Former Mt. Gox CEO Mark Karpeles to Appeal Conviction


Mark Karpeles, former CEO of the long-defunct bitcoin exchange Mt. Gox, is to appeal his conviction on data manipulation charges earlier this month.

According to a report from The Associated Press on Friday, Karpeles said he had decided to appeal because the Tokyo District Court did not fully look at the defense arguments.

Karpeles said:

“During the opening of my trial in 2017, I swore to God that I am innocent of all charges. I believe appealing to the judgment is appropriate so that I can be judged again in full consideration of all the facts.”

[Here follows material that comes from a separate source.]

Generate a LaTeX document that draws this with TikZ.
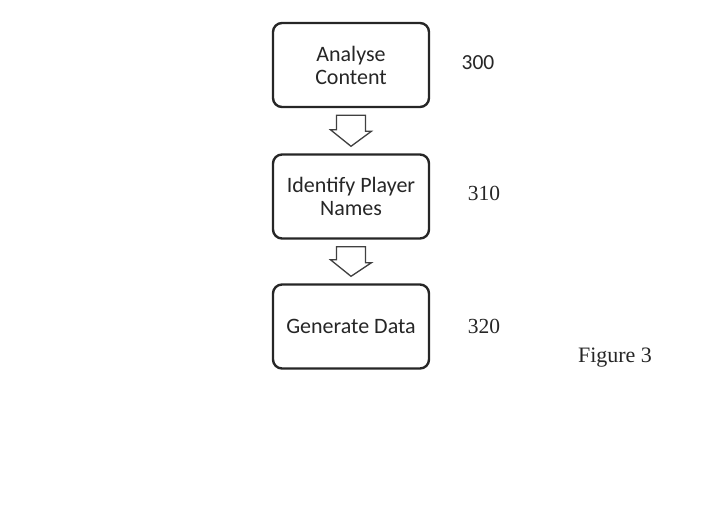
\documentclass[tikz,border=0pt]{standalone}
\usepackage{fontspec}
\setmainfont{Liberation Serif}
\newfontfamily\boxfont{Carlito}
\usetikzlibrary{positioning, calc}
\tikzset{
    step_box/.style={
        rectangle, rounded corners=9pt, draw=black!85, line width=2.4pt,
        minimum width=156pt, minimum height=84pt,
        align=center, font=\boxfont\fontsize{22}{23}\selectfont, text=black!85
    },
    hollow_arrow/.style={
        draw=black!75, line width=1.3pt, fill=white, line join=miter
    },
    ref_num/.style={
        font=\fontsize{21.5}{24}\selectfont, text=black!85
    }
}

\begin{document}
\begin{tikzpicture}
    \useasboundingbox (0,0) rectangle (709pt,522pt);

    % Steps
    \node[step_box] (analyse) at (351pt, 457pt) {Analyse\\Content};
    \node[step_box] (identify) at (351pt, 325.5pt) {Identify Player\\Names};
    \node[step_box] (generate) at (351pt, 195.5pt) {Generate Data};

    % Reference numbers
    \node[ref_num, font=\boxfont\fontsize{21.5}{24}\selectfont] (n300) at (478pt, 459pt) {300};
    \node[ref_num] (n310) at (484pt, 329pt) {310};
    \node[ref_num] (n320) at (484pt, 196pt) {320};
    \node[ref_num, font=\fontsize{22}{24}\selectfont] (fig) at (615pt, 164pt) {Figure 3};

    % Block arrows
    \foreach \srcbox/\dstbox in {analyse/identify, identify/generate}
        \draw[hollow_arrow] ($(\srcbox.south)+(-14.5pt,-7pt)$) -- ++(29pt,0) -- ++(0,-16pt)
            -- ++(6pt,0) -- ($(\dstbox.north)+(0,7pt)$) -- ++(-20.5pt,16.5pt) -- ++(6pt,0) -- cycle;
\end{tikzpicture}
\end{document}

A different report from The Mainichi on the Karpeles case, today cited anonymous sources as saying that Japanese prosecutors have decided not to appeal the court’s acquittal of Karpeles on charges of embezzlement. The prosecutors had been seeking a 10-year jail term on the charges.

On March 15, the Tokyo District Court found Karpeles guilty of wrongfully making electronic records connected to Mt. Gox’s books, but innocent on charges of embezzlement and breach of trust. He had first been charged by the prosecutors last December, alleging he used about $3 million of customers’ funds for his own personal use.

In early 2014, Mt. Gox revealed it had previously suffered a massive hack involving 850,000 bitcoin, some of which was later found. The exchange officially filed for liquidation in April of that year.

Nobuyasu Ogata, Karpeles’ lawyer in the case, told AP that he welcomed the court’s acquittal of Karpeles on some charges as “a proper decision.” He further argued that his client was “actually a victim” and had been trying to minimize damage at the exchange after the breach, so, as such, Karpeles’ actions shouldn’t be considered “illegitimate.”

Karpeles has reiterated his innocence and apologized several times since the collapse of Mt. Gox. He once said, “I never imagined things would end this way and I am forever sorry for everything that’s taken place and all the effect it had on everyone involved.”

Last August, the Japanese bankruptcy court that initially oversaw the case sided with creditors who made a petition to move the case to civic rehabilitation. As such, creditors could file claims for their original bitcoin from Mt.Gox, rather than having them converted to fiat currencies and be paid out at the 2014 bitcoin valuation.

Earlier this month, the exchange’s rehabilitation trustee, Nobuaki Kobayashi, announced that he had made final decisions on whether or not to approve creditor claims. A draft plan for distribution of the exchange’s remaining funds is expected by April 26.